The novel coronavirus (COVID-19) pandemic is straining healthcare resources in New York City and around the country. Healthcare systems, hospitals, and local area officials around the United States are caring for or preparing to care for COVID-19 patients.

The charts below show the projected thirty-day availability of hospital beds, ICU beds, and ventilators, both nationally and by state, using low-, middle-, and high-hospitalization rate scenarios. These graphs will be updated weekly and were last updated April 22.

BRG’s Mandy Asgeirsson, Eva DuGoff, and Greg Russo recently published Short Supply: The Availability of Healthcare Resources During the COVID-19 Pandemic, a white paper that describes our approach to estimating hospital bed, ICU bed, and ventilator capacity. As of April 1, our analysis showed that while many states had sufficient capacity in the short term, demand was expected to outstrip supply in most states within ninety days. The updated analysis finds that within thirty days, most states will have available hospital beds, but the demand for ventilators will exceed the supply in some states.  Note that this analysis does not take into account additional ventilators that may have been deployed to states.

Leveraging the Penn Medicine COVID-19 Hospital Impact Model for Epidemics (the CHIME Model), we project state-level COVID-19 resource needs and supply shortfalls from best-case (5 percent of cases need hospitalizations) to worst-case (20 percent of cases need hospitalization) scenarios. Reflecting recent CMS guidance, this projection model accounts for the cancelling of elective procedures to better estimate hospital, ICU, and ventilator availability. In the white paper, we assume a six-day doubling time based on the best available information at the time of writing. In the charts below, we use a ten-day doubling time to account for changes in the spread of the virus. Model parameters may be updated periodically to reflect new evidence.

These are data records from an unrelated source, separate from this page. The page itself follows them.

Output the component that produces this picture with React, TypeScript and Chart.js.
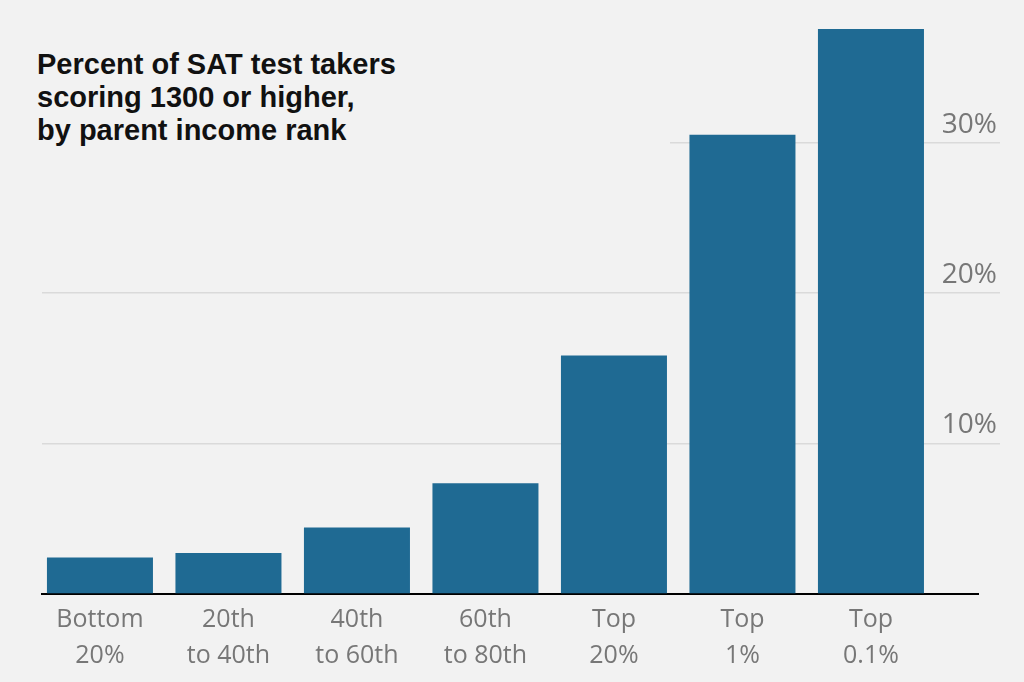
import React, { useEffect, useRef } from 'react';
import { Chart, registerables } from 'chart.js';

Chart.register(...registerables);

const categories: string[][] = [
  ['Bottom', '20%'],
  ['20th', 'to 40th'],
  ['40th', 'to 60th'],
  ['60th', 'to 80th'],
  ['Top', '20%'],
  ['Top', '1%'],
  ['Top', '0.1%'],
];
const values: number[] = [2.4, 2.7, 4.4, 7.35, 15.85, 30.55, 37.6];
const yTicks: number[] = [10, 20, 30];
const titleLines: string[] = [
  'Percent of SAT test takers',
  'scoring 1300 or higher,',
  'by parent income rank',
];

const BG = '#f2f2f2';

export default function App() {
  const ref = useRef<HTMLCanvasElement>(null);

  useEffect(() => {
    document.body.style.margin = '0';
    const canvas = ref.current;
    if (!canvas) return;
    const chart = new Chart(canvas, {
      type: 'bar',
      data: {
        datasets: [
          {
            data: values.map((v, i) => ({ x: i, y: v })),
            backgroundColor: '#1f6a93',
            borderWidth: 0,
            categoryPercentage: 1,
            barPercentage: 0.825,
          },
        ],
      },
      options: {
        animation: false,
        responsive: false,
        maintainAspectRatio: false,
        layout: { padding: { left: 42, right: 24, top: 10, bottom: 0 } },
        plugins: {
          legend: { display: false },
          tooltip: { enabled: false },
          title: { display: false },
        },
        scales: {
          x: {
            type: 'linear',
            min: -0.451,
            max: 6.833,
            offset: false,
            z: 1,
            grid: { display: false, drawTicks: false, offset: false },
            border: { display: true, color: '#000000', width: 2 },
            afterBuildTicks: (s: any) => {
              s.ticks = categories.map((_, i) => ({ value: i }));
            },
            afterFit: (s: any) => {
              s.height = 88.5;
              s.paddingLeft = 0;
              s.paddingRight = 0;
            },
            ticks: {
              autoSkip: false,
              maxRotation: 0,
              minRotation: 0,
              padding: 8,
              color: '#777777',
              font: { family: '"Open Sans"', size: 25, lineHeight: '36px' },
              callback: (v: any) => categories[Number(v)] ?? '',
            },
          },
          y: {
            type: 'linear',
            position: 'right',
            min: 0,
            max: 38.86,
            z: 1,
            grid: { color: '#dadada', lineWidth: 1.5, tickLength: 22, drawTicks: true },
            border: { display: false },
            afterBuildTicks: (s: any) => {
              s.ticks = yTicks.map((v) => ({ value: v }));
            },
            afterFit: (s: any) => {
              s.width = 22;
              s.paddingTop = 0;
              s.paddingBottom = 0;
            },
            ticks: {
              mirror: true,
              padding: 19,
              labelOffset: -18,
              color: '#777777',
              font: { family: '"Open Sans"', size: 28 },
              callback: (v: any) => `${v}%`,
            },
          },
        },
      },
    } as any);
    return () => chart.destroy();
  }, []);

  return (
    <div style={{ position: 'relative', width: 1024, height: 682, background: BG, overflow: 'hidden' }}>
      <canvas ref={ref} width={1024} height={682} style={{ display: 'block', width: 1024, height: 682 }} />
      <div
        style={{
          position: 'absolute',
          left: 0,
          top: 30,
          width: 670,
          height: 125,
          background: BG,
        }}
      />
      <div
        style={{
          position: 'absolute',
          left: 37,
          top: 48,
          fontFamily: '"Liberation Sans", Arial, sans-serif',
          fontWeight: 700,
          fontSize: 29,
          lineHeight: '33px',
          color: '#111111',
          whiteSpace: 'nowrap',
        }}
      >
        {titleLines.map((t) => (
          <div key={t}>{t}</div>
        ))}
      </div>
    </div>
  );
}
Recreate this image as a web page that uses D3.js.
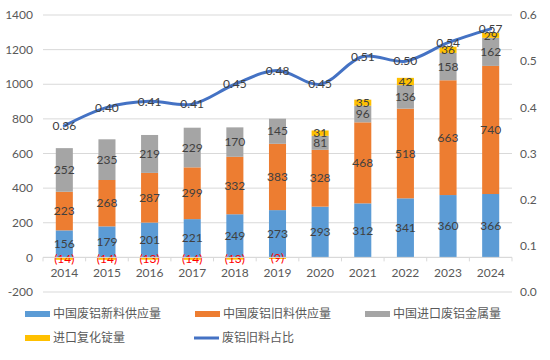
<!DOCTYPE html>
<html>
<head>
<meta charset="utf-8">
<script src="https://cdn.jsdelivr.net/npm/d3@7"></script>
<style>
body { margin: 0; background: #fff; }
text { font-family: Lato, "Noto Sans CJK SC", sans-serif; }
.legend text { font-family: "Noto Sans CJK SC", sans-serif; }
</style>
</head>
<body>
<div id="chart"></div>
<script>
var years = ["2014","2015","2016","2017","2018","2019","2020","2021","2022","2023","2024"];
var newScrap = [156,179,201,221,249,273,293,312,341,360,366];
var oldScrap = [223,268,287,299,332,383,328,468,518,663,740];
var importScrap = [252,235,219,229,170,145,81,96,136,158,162];
var importIngot = [-14,-14,-13,-14,-13,-9,31,35,42,36,29];
var oldRatio = [0.36,0.40,0.413,0.407,0.45,0.48,0.45,0.51,0.50,0.54,0.57];
var leftTicks = [-200,0,200,400,600,800,1000,1200,1400];
var rightTicks = [0,0.1,0.2,0.3,0.4,0.5,0.6];

var seriesNames = ["中国废铝新料供应量","中国废铝旧料供应量","中国进口废铝金属量","进口复化锭量"];
var lineName = "废铝旧料占比";
var colors = ["#5B9BD5","#ED7D31","#A5A5A5","#FFC000"];
var lineColor = "#4472C4";

var W = 550, H = 360;
var margin = {top:15, right:38, bottom:68, left:43};

var svg = d3.select("#chart").append("svg")
    .attr("width", W).attr("height", H);

var x = d3.scaleBand()
    .domain(years)
    .range([margin.left, W - margin.right])
    .paddingInner(0.6).paddingOuter(0.3);

var y = d3.scaleLinear()
    .domain([-200, 1400])
    .range([H - margin.bottom, margin.top]);

var y2 = d3.scaleLinear()
    .domain([0, 0.6])
    .range([H - margin.bottom, margin.top]);

// gridlines
svg.append("g").selectAll("line")
    .data(leftTicks)
    .enter().append("line")
    .attr("x1", margin.left).attr("x2", W - margin.right)
    .attr("y1", d => y(d)).attr("y2", d => y(d))
    .attr("stroke", "#D9D9D9").attr("stroke-width", 1);

// left axis labels
svg.append("g").selectAll("text")
    .data(leftTicks)
    .enter().append("text")
    .attr("x", 33).attr("y", d => y(d)).attr("dy", "0.35em")
    .attr("text-anchor", "end")
    .attr("font-size", 12).attr("fill", "#595959")
    .text(d => d);

// right axis labels
svg.append("g").selectAll("text")
    .data(rightTicks)
    .enter().append("text")
    .attr("x", 520).attr("y", d => y2(d)).attr("dy", "0.35em")
    .attr("font-size", 12).attr("fill", "#595959")
    .text(d => d3.format(".1f")(d));

// stacked data
var table = years.map((yr, i) => ({year: yr, s0: newScrap[i], s1: oldScrap[i], s2: importScrap[i], s3: importIngot[i]}));
var stack = d3.stack().keys(["s0","s1","s2","s3"]).offset(d3.stackOffsetDiverging);
var stacked = stack(table);

var layers = svg.append("g").selectAll("g")
    .data(stacked)
    .enter().append("g")
    .attr("fill", (d,i) => colors[i]);

layers.selectAll("rect")
    .data(d => d)
    .enter().append("rect")
    .attr("x", d => x(d.data.year))
    .attr("width", x.bandwidth())
    .attr("y", d => y(Math.max(d[0], d[1])))
    .attr("height", d => Math.abs(y(d[0]) - y(d[1])));

// x axis line + ticks
var x0 = y(0);
svg.append("line")
    .attr("x1", margin.left).attr("x2", W - margin.right)
    .attr("y1", x0).attr("y2", x0)
    .attr("stroke", "#D9D9D9");
svg.append("g").selectAll("line")
    .data(d3.range(years.length + 1))
    .enter().append("line")
    .attr("x1", i => margin.left + i * (W - margin.left - margin.right) / years.length)
    .attr("x2", i => margin.left + i * (W - margin.left - margin.right) / years.length)
    .attr("y1", x0).attr("y2", x0 + 4)
    .attr("stroke", "#D9D9D9");

// year labels
svg.append("g").selectAll("text")
    .data(years)
    .enter().append("text")
    .attr("x", d => x(d) + x.bandwidth()/2)
    .attr("y", 273).attr("dy", "0.35em")
    .attr("text-anchor", "middle")
    .attr("font-size", 12).attr("fill", "#595959")
    .text(d => d);

// bar labels
layers.each(function(layer, li) {
  d3.select(this).selectAll("text")
    .data(layer)
    .enter().append("text")
    .attr("x", d => x(d.data.year) + x.bandwidth()/2)
    .attr("y", d => (y(d[0]) + y(d[1]))/2)
    .attr("dy", "0.35em")
    .attr("text-anchor", "middle")
    .attr("font-size", 12)
    .attr("fill", d => d.data[layer.key] < 0 ? "#FF0000" : "#404040")
    .text(d => {
      var v = d.data[layer.key];
      return v < 0 ? "(" + Math.abs(v) + ")" : v;
    });
});

// ratio line
var line = d3.line()
    .x((d,i) => x(years[i]) + x.bandwidth()/2)
    .y(d => y2(d))
    .curve(d3.curveCatmullRom.alpha(0.5));

svg.append("path")
    .datum(oldRatio)
    .attr("d", line)
    .attr("fill", "none")
    .attr("stroke", lineColor)
    .attr("stroke-width", 3)
    .attr("stroke-linecap", "round");

svg.append("g").selectAll("text")
    .data(oldRatio)
    .enter().append("text")
    .attr("x", (d,i) => x(years[i]) + x.bandwidth()/2)
    .attr("y", d => y2(d))
    .attr("dy", "0.35em")
    .attr("text-anchor", "middle")
    .attr("font-size", 12).attr("fill", "#404040")
    .text(d => d3.format(".2f")(d));

// legend
var legendItems = [
  {name: seriesNames[0], color: colors[0], x: 25, y: 314},
  {name: seriesNames[1], color: colors[1], x: 195, y: 314},
  {name: seriesNames[2], color: colors[2], x: 365, y: 314},
  {name: seriesNames[3], color: colors[3], x: 25, y: 338},
  {name: lineName, color: lineColor, x: 194, y: 338, isLine: true}
];
var lg = svg.append("g").attr("class", "legend").selectAll("g")
    .data(legendItems)
    .enter().append("g")
    .attr("transform", d => "translate(" + d.x + "," + d.y + ")");
lg.append("rect")
    .attr("x", 0).attr("y", d => d.isLine ? -1.5 : -3)
    .attr("width", 25).attr("height", d => d.isLine ? 3 : 6)
    .attr("fill", d => d.color);
lg.append("text")
    .attr("x", 28).attr("dy", "0.35em")
    .attr("font-size", 12).attr("fill", "#595959")
    .text(d => d.name);
</script>
</body>
</html>
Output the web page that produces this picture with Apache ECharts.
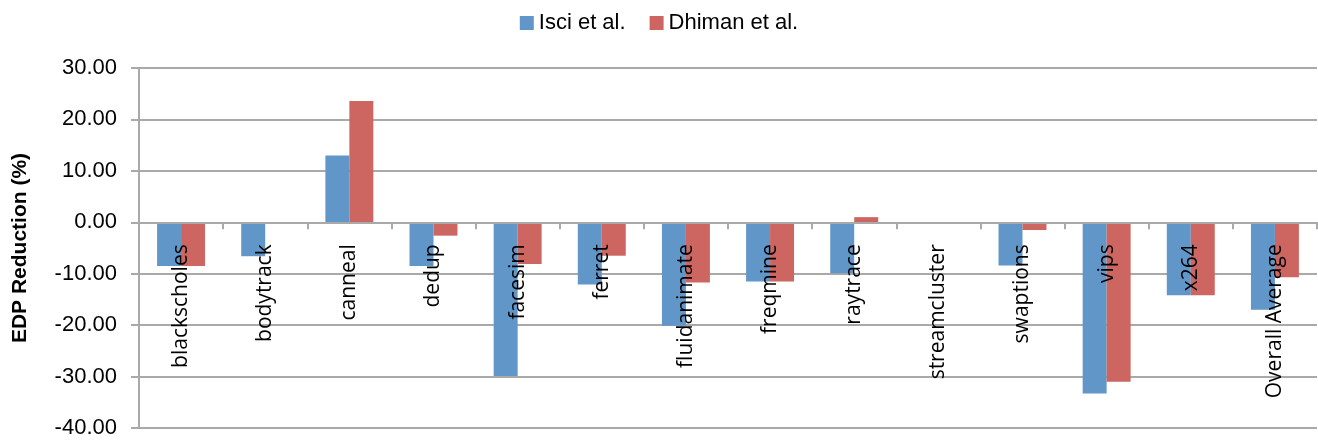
<!DOCTYPE html>
<html>
<head>
<meta charset="utf-8">
<title>EDP Reduction</title>
<script src="https://cdn.jsdelivr.net/npm/echarts@6/dist/echarts.min.js"></script>
<style>
  html, body { margin: 0; padding: 0; background: #fff; }
  #chart { width: 1318px; height: 443px; }
</style>
</head>
<body>
<div id="chart"></div>
<script>
// benchmarks on the x axis
const categories = ["blackscholes", "bodytrack", "canneal", "dedup", "facesim", "ferret",
  "fluidanimate", "freqmine", "raytrace", "streamcluster", "swaptions", "vips", "x264", "Overall Average"];
const seriesNames = ["Isci et al.", "Dhiman et al."];
// EDP reduction (%)
const isciValues = [-8.5, -6.6, 13.0, -8.5, -29.9, -12.1, -20.1, -11.5, -9.9, 0, -8.4, -33.3, -14.2, -17.0];
const dhimanValues = [-8.5, -0.3, 23.6, -2.6, -8.1, -6.5, -11.7, -11.5, 1.0, 0, -1.5, -31.0, -14.2, -10.7];
const yMin = -40, yMax = 30, yStep = 10;

const colors = ["#6196c9", "#cd6660"];
const gridGrey = "#a9a9a9";

const chart = echarts.init(document.getElementById("chart"), null, { renderer: "canvas" });

chart.setOption({
  animation: false,
  color: colors,
  legend: {
    top: 7,
    left: "center",
    itemWidth: 14,
    itemHeight: 14,
    itemGap: 24,
    icon: "rect",
    textStyle: { fontFamily: "Liberation Sans", fontSize: 22, color: "#000" },
    data: seriesNames
  },
  grid: { left: 139, right: 1, top: 68, bottom: 15, containLabel: false, outerBoundsMode: "none" },
  xAxis: {
    type: "category",
    data: categories,
    z: 10,
    position: "bottom",
    axisLine: { onZero: false, lineStyle: { color: gridGrey, width: 2 } },
    axisTick: { show: true, length: 7, lineStyle: { color: gridGrey, width: 2 } },
    axisLabel: {
      rotate: 90,
      margin: 22,
      interval: 0,
      fontFamily: "Open Sans",
      fontSize: 21,
      color: "#000"
    },
    splitLine: { show: false }
  },
  yAxis: {
    type: "value",
    min: yMin,
    max: yMax,
    interval: yStep,
    name: "EDP Reduction (%)",
    nameLocation: "middle",
    nameGap: 108,
    nameTextStyle: { fontFamily: "Liberation Sans", fontWeight: "bold", fontSize: 21, color: "#000" },
    axisLine: { show: true, lineStyle: { color: gridGrey, width: 2 } },
    axisTick: { show: true, length: 8, lineStyle: { color: gridGrey, width: 2 } },
    axisLabel: {
      margin: 22,
      fontFamily: "Liberation Sans",
      fontSize: 22,
      color: "#000",
      formatter: v => v.toFixed(2)
    },
    splitLine: { show: true, lineStyle: { color: gridGrey, width: 2 } }
  },
  series: [
    {
      name: seriesNames[0],
      type: "bar",
      data: isciValues,
      barGap: "0%",
      barCategoryGap: "43%"
    },
    {
      name: seriesNames[1],
      type: "bar",
      data: dhimanValues,
      barGap: "0%",
      barCategoryGap: "43%"
    }
  ]
});

// lift the category axis (line, ticks, labels) up to the zero line, using the value scale
const zeroY = chart.convertToPixel({ yAxisIndex: 0 }, 0);
const bottomY = chart.convertToPixel({ yAxisIndex: 0 }, yMin);
chart.setOption({ xAxis: { offset: -(bottomY - zeroY) } });
</script>
</body>
</html>
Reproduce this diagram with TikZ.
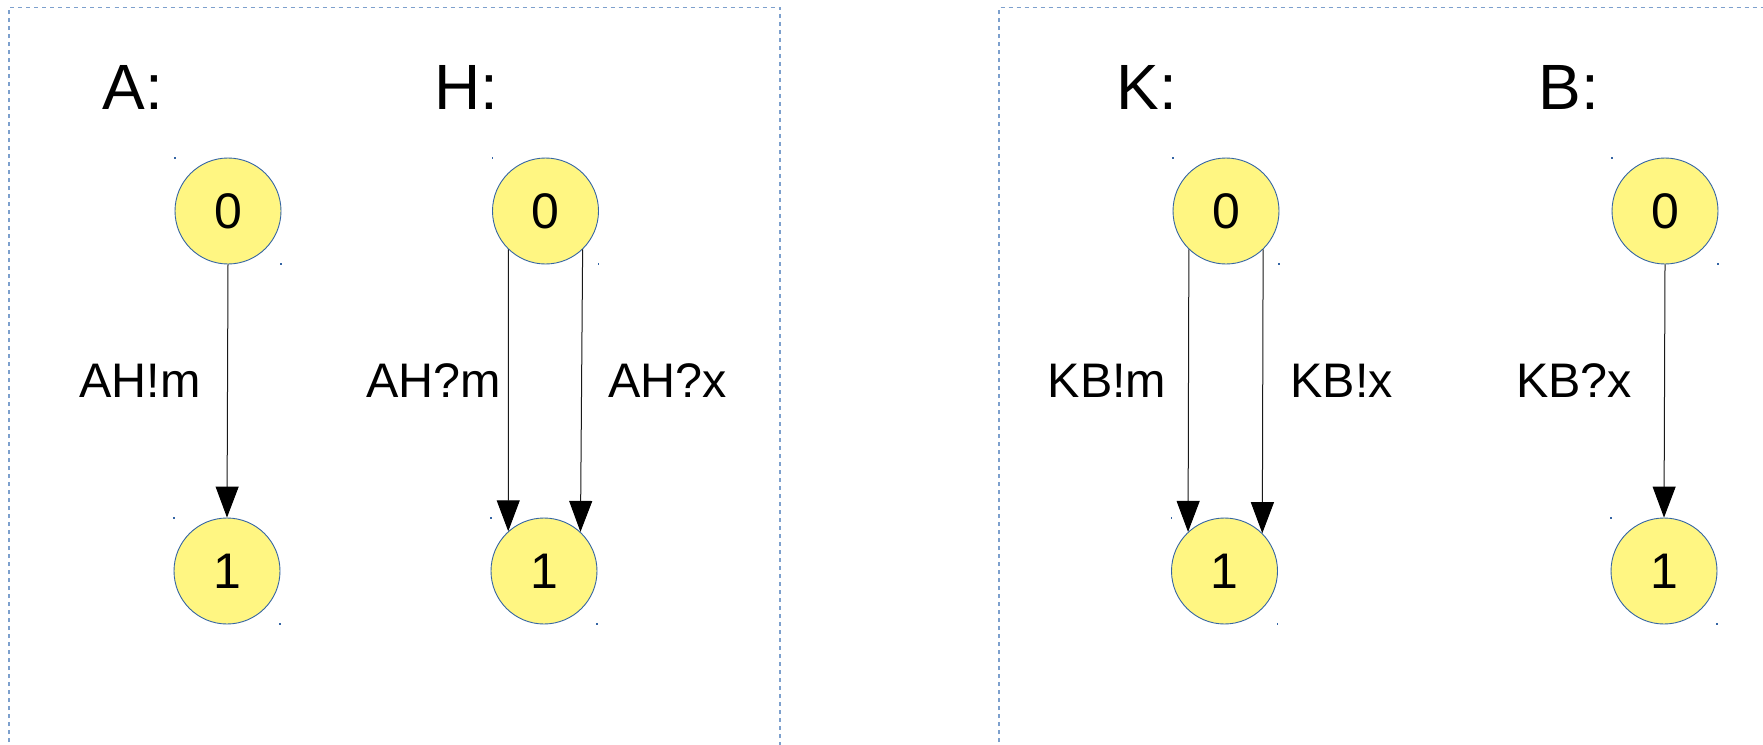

Projection models are subject to the limitations of available data and research on the nature and severity of COVID-19 infections. We provide low-, middle-, and high-hospitalization rate scenarios to reflect the inherent uncertainty around the estimates, and we note that the uncertainty of these estimates increases with longer time frames.

Policymakers in states should continue to monitor the demand for hospital services and consider inpatient bed expansion plans as part of a comprehensive plan for addressing COVID-19 impacts. In addition, other strategies could include using telehealth programs to reduce COVID patients from using emergency department services and hospital-at-home programs to help provide sufficiently stable COVID-19 patients with care at home.